Only the lines from the start of the data below through the line that contains "42.8, 41.4, 41.4, 40.9, 39.3, 38.1, 36.2]" are to be copied, exactly and without pictures.

*Collected data*:
════════════════

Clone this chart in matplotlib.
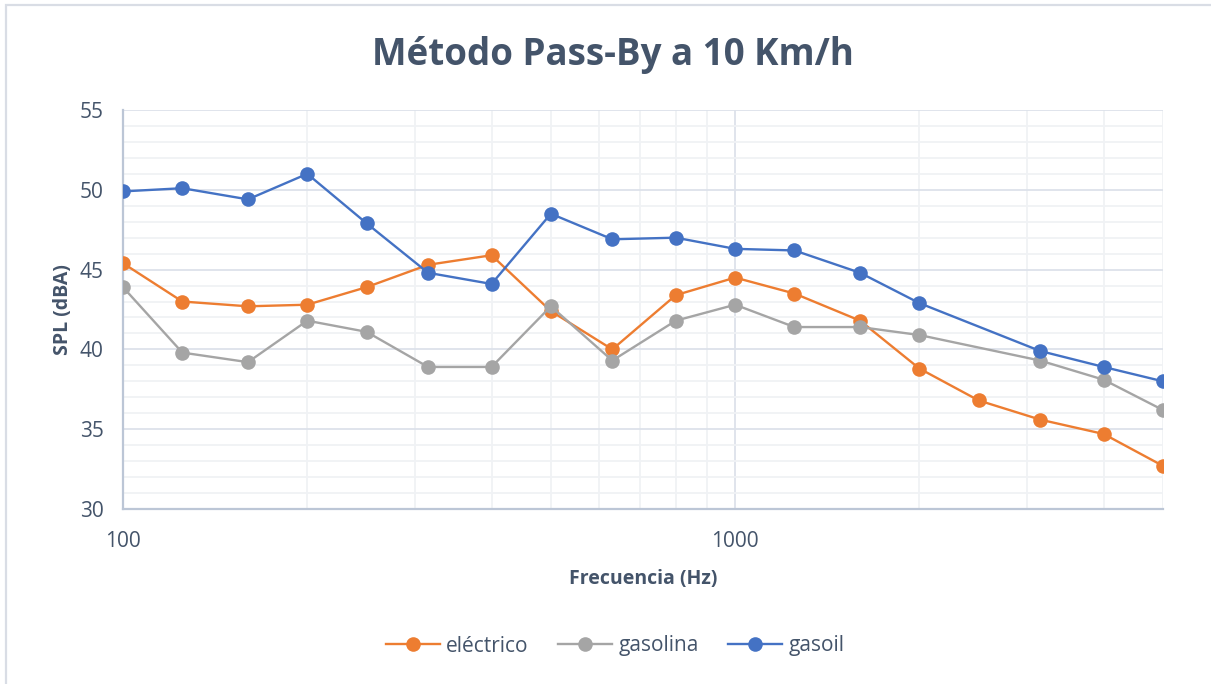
import matplotlib
matplotlib.use("Agg")
import matplotlib.pyplot as plt
from matplotlib.ticker import FixedLocator, NullFormatter, FixedFormatter
from matplotlib.patches import Rectangle

# Third-octave band centres (Hz) and sound pressure levels (dBA)
freq_electrico = [100, 125, 160, 200, 250, 315, 400, 500, 630, 800, 1000,
                  1250, 1600, 2000, 2500, 3150, 4000, 5000]
spl_electrico = [45.4, 43.0, 42.7, 42.8, 43.9, 45.3, 45.9, 42.4, 40.0, 43.4,
                 44.5, 43.5, 41.8, 38.8, 36.8, 35.6, 34.7, 32.7]

freq_gasolina = [100, 125, 160, 200, 250, 315, 400, 500, 630, 800, 1000,
                 1250, 1600, 2000, 3150, 4000, 5000]
spl_gasolina = [43.9, 39.8, 39.2, 41.8, 41.1, 38.9, 38.9, 42.7, 39.3, 41.8,
                42.8, 41.4, 41.4, 40.9, 39.3, 38.1, 36.2]

freq_gasoil = [100, 125, 160, 200, 250, 315, 400, 500, 630, 800, 1000,
               1250, 1600, 2000, 3150, 4000, 5000]
spl_gasoil = [49.9, 50.1, 49.4, 51.0, 47.9, 44.8, 44.1, 48.5, 46.9, 47.0,
              46.3, 46.2, 44.8, 42.9, 39.9, 38.9, 38.0]

series_names = ["eléctrico", "gasolina", "gasoil"]
x_tick_values = [100, 1000]
x_tick_labels = ["100", "1000"]
y_tick_values = [30, 35, 40, 45, 50, 55]

TEXT = "#44546A"
FONT = ["Open Sans", "DejaVu Sans"]
plt.rcParams["font.family"] = FONT

fig = plt.figure(figsize=(12.11, 6.84), dpi=100)
ax = fig.add_axes([123 / 1211, 1 - 509 / 684, (1163 - 123) / 1211, (509 - 110) / 684])

# outer chart frame (top and left edges visible)
fig.patches.append(Rectangle((6 / 1211, -0.1), 1.2, 1 - 5 / 684 + 0.1,
                             transform=fig.transFigure, fill=False,
                             edgecolor="#D9DDE5", linewidth=1.6))

series = [
    (freq_electrico, spl_electrico, "#ED7D31"),
    (freq_gasolina, spl_gasolina, "#A5A5A5"),
    (freq_gasoil, spl_gasoil, "#4472C4"),
]
for (fx, fy, col), name in zip(series, series_names):
    ax.plot(fx, fy, color=col, linewidth=1.7, marker="o", markersize=10.5,
            markeredgewidth=0, label=name, zorder=3)

ax.set_xscale("log")
ax.set_xlim(100, 5000)
ax.set_ylim(30, 55)

ax.xaxis.set_major_locator(FixedLocator(x_tick_values))
ax.xaxis.set_major_formatter(FixedFormatter(x_tick_labels))
minor_x = [m * d for d in (100, 1000) for m in range(2, 10) if m * d <= 5000]
ax.xaxis.set_minor_locator(FixedLocator(minor_x))
ax.xaxis.set_minor_formatter(NullFormatter())
ax.set_yticks(y_tick_values)
ax.yaxis.set_minor_locator(FixedLocator(range(30, 56)))

ax.grid(which="major", color="#DDE2EA", linewidth=1.3, zorder=0)
ax.grid(which="minor", color="#F0F2F5", linewidth=1.3, zorder=0)
ax.set_axisbelow(True)

for s in ("top", "right"):
    ax.spines[s].set_visible(False)
for s in ("left", "bottom"):
    ax.spines[s].set_color("#BCC6D6")
    ax.spines[s].set_linewidth(1.6)

ax.tick_params(which="both", length=0, labelsize=15, labelcolor=TEXT)
ax.tick_params(axis="y", pad=14)
ax.tick_params(axis="x", pad=16)

ax.set_xlabel("Frecuencia (Hz)", fontsize=14, fontweight="bold", color=TEXT, labelpad=12)
ax.set_ylabel("SPL (dBA)", fontsize=14, fontweight="bold", color=TEXT, labelpad=5)

fig.text(613 / 1211, 1 - 55 / 684, "Método Pass-By a 10 Km/h", ha="center", va="center",
         fontsize=26.5, fontweight="bold", color=TEXT)

fig.legend(loc="center", bbox_to_anchor=(615 / 1211, 1 - 646 / 684), ncol=3,
           frameon=False, fontsize=15, labelcolor=TEXT, handlelength=2.6,
           columnspacing=1.4, handletextpad=0.3)

fig.savefig("out.png", dpi=100, facecolor="white")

════════════════

*Problem solution*:
Clone this chart in matplotlib.
import matplotlib
matplotlib.use("Agg")
import matplotlib.pyplot as plt
from matplotlib.ticker import FixedLocator, NullFormatter, FixedFormatter
from matplotlib.patches import Rectangle

# Third-octave band centres (Hz) and sound pressure levels (dBA)
freq_electrico = [100, 125, 160, 200, 250, 315, 400, 500, 630, 800, 1000,
                  1250, 1600, 2000, 2500, 3150, 4000, 5000]
spl_electrico = [45.4, 43.0, 42.7, 42.8, 43.9, 45.3, 45.9, 42.4, 40.0, 43.4,
                 44.5, 43.5, 41.8, 38.8, 36.8, 35.6, 34.7, 32.7]

freq_gasolina = [100, 125, 160, 200, 250, 315, 400, 500, 630, 800, 1000,
                 1250, 1600, 2000, 3150, 4000, 5000]
spl_gasolina = [43.9, 39.8, 39.2, 41.8, 41.1, 38.9, 38.9, 42.7, 39.3, 41.8,
                42.8, 41.4, 41.4, 40.9, 39.3, 38.1, 36.2]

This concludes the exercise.